Кордон солдат, отделявший отобранных на работу пленных от остальных, усилился пришедшим на помощь отрядом, и тем не менее подавался под напором оставшихся плечных. Русские солдаты в первом ряду, взявшись друг за друга, образовали цепь. Другой ряд за ними отгонял пленных прикладами винтовок.
Первый десяток уже ел, другой делил хлеб, а толпа, стоявшая за ними, волновалась; она давила к кухне стихийной силой, такой силой, какой вулканический взрыв поднимает острова со дна моря, и неудержимо стремилась к котлам.
Вот она прорвала цепь, сбила русских солдат с ног; за ними пришла очередь и тех пленных, которые должны были получить пищу и отправиться на работу.
Никто не выражал неудовольствия, никто не кричал, все слилось в глухой зловещий гул, который обычно слышится при приближении бури. А затем все это бросилось на котлы и на хлеб. Караваи хлеба понеслись над головами и ещё в воздухе были разрываемы на мелкие крошки тысячами судорожных пальцев. Ковш, едва очутившись у голодного рта, моментально вырывался другими, обжигая горячей похлёбкой лицо того, кто им обладал до этого.

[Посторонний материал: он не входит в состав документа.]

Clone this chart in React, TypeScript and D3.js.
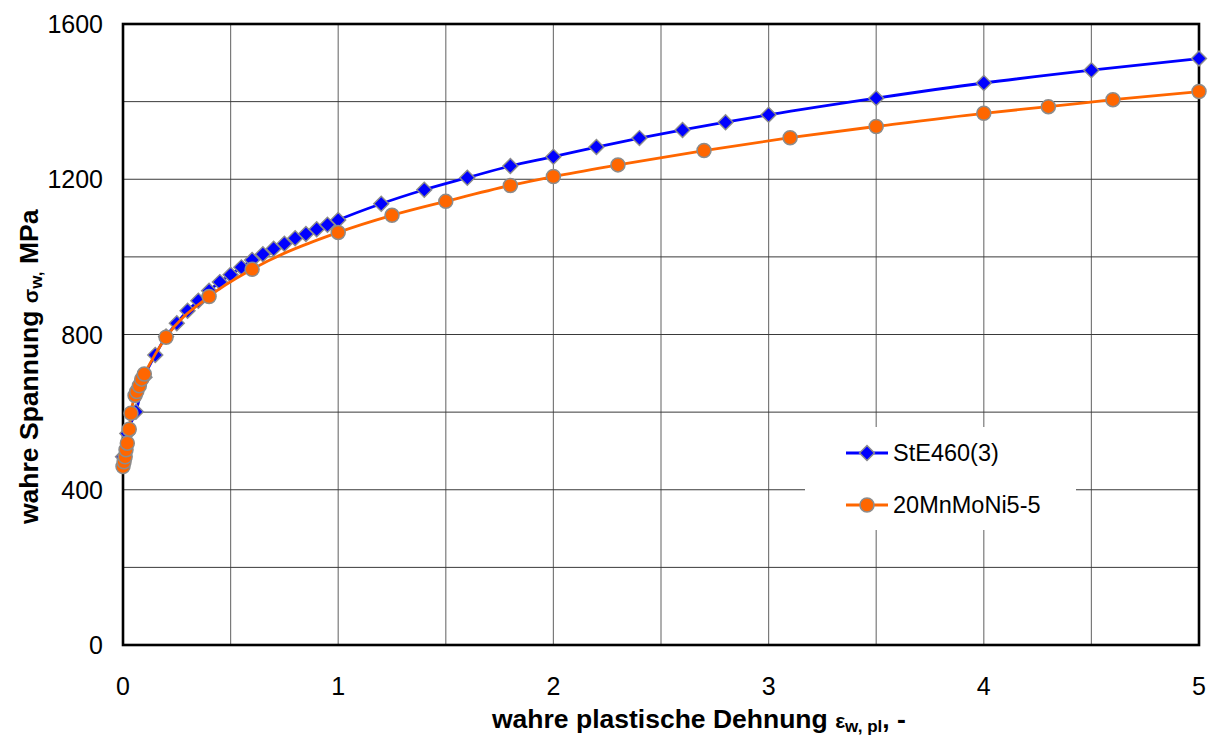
import React from "react";
import * as d3 from "d3";

const blueE = [0, 0.02, 0.06, 0.1, 0.15, 0.2, 0.25, 0.3, 0.35, 0.4, 0.45, 0.5, 0.55, 0.6, 0.65, 0.7, 0.75, 0.8, 0.85, 0.9, 0.95, 1.0, 1.2, 1.4, 1.6, 1.8, 2.0, 2.2, 2.4, 2.6, 2.8, 3.0, 3.5, 4.0, 4.5, 5.0];
const blueS = [485, 545, 601, 690, 747, 795, 829, 861, 887, 913, 935, 954, 973, 992, 1007, 1021, 1034, 1048, 1059, 1071, 1083, 1095, 1137, 1173, 1204, 1234, 1258, 1283, 1306, 1327, 1347, 1366, 1409, 1448, 1481, 1511];

const orangeE = [0, 0.005, 0.01, 0.014, 0.02, 0.029, 0.037, 0.056, 0.064, 0.076, 0.087, 0.099, 0.2, 0.4, 0.6, 1.0, 1.25, 1.5, 1.8, 2.0, 2.3, 2.7, 3.1, 3.5, 4.0, 4.3, 4.6, 5.0];
const orangeS = [460, 472, 485, 503, 520, 556, 597, 643, 653, 668, 685, 698, 793, 898, 968, 1063, 1107, 1143, 1184, 1207, 1237, 1274, 1307, 1336, 1370, 1387, 1405, 1426];

const xTicks = [0, 1, 2, 3, 4, 5];
const yTicks = [0, 400, 800, 1200, 1600];
const xGrid = [0.5, 1, 1.5, 2, 2.5, 3, 3.5, 4, 4.5];
const yGrid = [200, 400, 600, 800, 1000, 1200, 1400];

const seriesNames = ["StE460(3)", "20MnMoNi5-5"];
const BLUE = "#0000ff";
const ORANGE = "#ff6600";
const MARKER_STROKE = "#8c8c8c";

export default function App() {
  const W = 1212, H = 735;
  const L = 123, R = 1199, T = 24, B = 645;
  const x = d3.scaleLinear().domain([0, 5]).range([L, R]);
  const y = d3.scaleLinear().domain([0, 1600]).range([B, T]);
  const line = d3
    .line<[number, number]>()
    .x((d) => x(d[0]))
    .y((d) => y(d[1]))
    .curve(d3.curveMonotoneX);
  const blue: [number, number][] = blueE.map((e, i) => [e, blueS[i]]);
  const orange: [number, number][] = orangeE.map((e, i) => [e, orangeS[i]]);
  const diamond = d3.symbol(d3.symbolSquare, 112)() as string;
  const font = "Liberation Sans, Arial, sans-serif";

  const legX = 805, legW = 271, legY = 427, legH = 103;
  const legRows = [453, 505];

  return (
    <svg width={W} height={H} style={{ position: "absolute", left: 0, top: 0, background: "#fff" }} fontFamily={font}>
      <rect x={0} y={0} width={W} height={H} fill="#fff" />
      {xGrid.map((g) => (
        <line key={"xg" + g} x1={x(g)} x2={x(g)} y1={T} y2={B} stroke="#7a7a7a" strokeWidth={1.2} />
      ))}
      {yGrid.map((g) => (
        <line key={"yg" + g} x1={L} x2={R} y1={y(g)} y2={y(g)} stroke="#3a3a3a" strokeWidth={1} />
      ))}
      <rect x={legX} y={legY} width={legW} height={legH} fill="#fff" />
      <rect x={L} y={T} width={R - L} height={B - T} fill="none" stroke="#000" strokeWidth={2.6} />
      {yTicks.map((t) => (
        <text key={"yt" + t} x={103} y={y(t)} textAnchor="end" dominantBaseline="central" fontSize={25}>
          {t}
        </text>
      ))}
      {xTicks.map((t) => (
        <text key={"xt" + t} x={x(t)} y={686} textAnchor="middle" dominantBaseline="central" fontSize={25}>
          {t}
        </text>
      ))}
      <text x={492} y={728} fontSize={26.5} fontWeight="bold">
        wahre plastische Dehnung{" "}
        <tspan fontSize={21}>ε</tspan>
        <tspan fontSize={17} dy={4}>w, pl</tspan>
        <tspan dy={-4}>, -</tspan>
      </text>
      <text transform={`translate(38,524) rotate(-90)`} fontSize={26.5} fontWeight="bold">
        wahre Spannung <tspan fontSize={21}>σ</tspan>
        <tspan fontSize={17} dy={4}>w,</tspan>
        <tspan dy={-4}> MPa</tspan>
      </text>

      <path d={line(blue) as string} fill="none" stroke={BLUE} strokeWidth={2.8} />
      {blue.map((d, i) => (
        <path key={"bm" + i} d={diamond} transform={`translate(${x(d[0])},${y(d[1])}) rotate(45)`} fill={BLUE} stroke={MARKER_STROKE} strokeWidth={1.4} />
      ))}
      <path d={line(orange) as string} fill="none" stroke={ORANGE} strokeWidth={2.8} />
      {orange.map((d, i) => (
        <circle key={"om" + i} cx={x(d[0])} cy={y(d[1])} r={7} fill={ORANGE} stroke={MARKER_STROKE} strokeWidth={1.5} />
      ))}

      {seriesNames.map((n, i) => (
        <g key={n}>
          <line x1={846} x2={888} y1={legRows[i]} y2={legRows[i]} stroke={i === 0 ? BLUE : ORANGE} strokeWidth={2.8} />
          {i === 0 ? (
            <path d={diamond} transform={`translate(867,${legRows[i]}) rotate(45)`} fill={BLUE} stroke={MARKER_STROKE} strokeWidth={1.4} />
          ) : (
            <circle cx={867} cy={legRows[i]} r={7} fill={ORANGE} stroke={MARKER_STROKE} strokeWidth={1.5} />
          )}
          <text x={893} y={legRows[i]} dominantBaseline="central" fontSize={23.5}>
            {n}
          </text>
        </g>
      ))}
    </svg>
  );
}
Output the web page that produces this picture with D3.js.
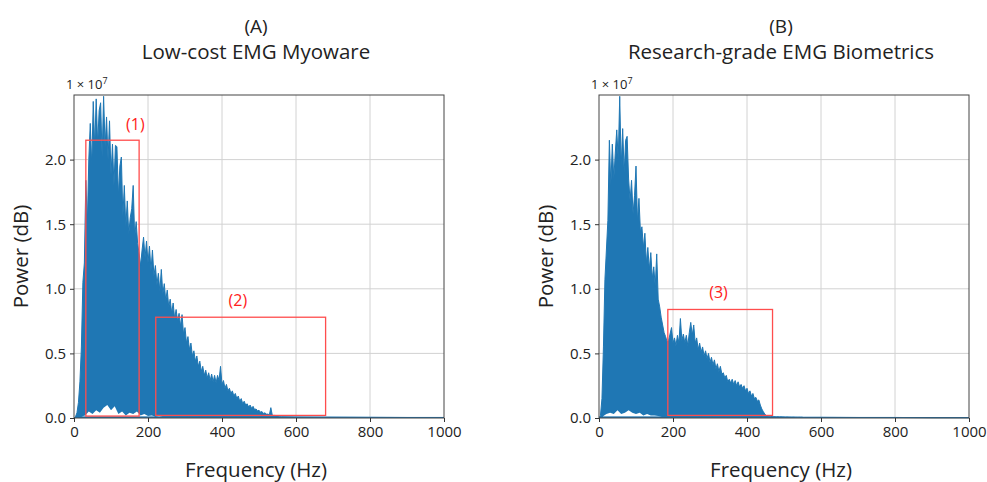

На тревогу прибежала рота русских солдат и бросилась в штыки. Но никто не дрогнул, никто не уступал перед остриём стали, и солдаты вынуждены были отступить назад. Прапорщик, командовавший ими, приказал зарядить винтовки и выстрелить в воздух. Залп потряс верхушки сосен, пули сбили несколько веток, но никто этого не слышал, никто не обратил на это внимания. Голодные дрались по- прежнему.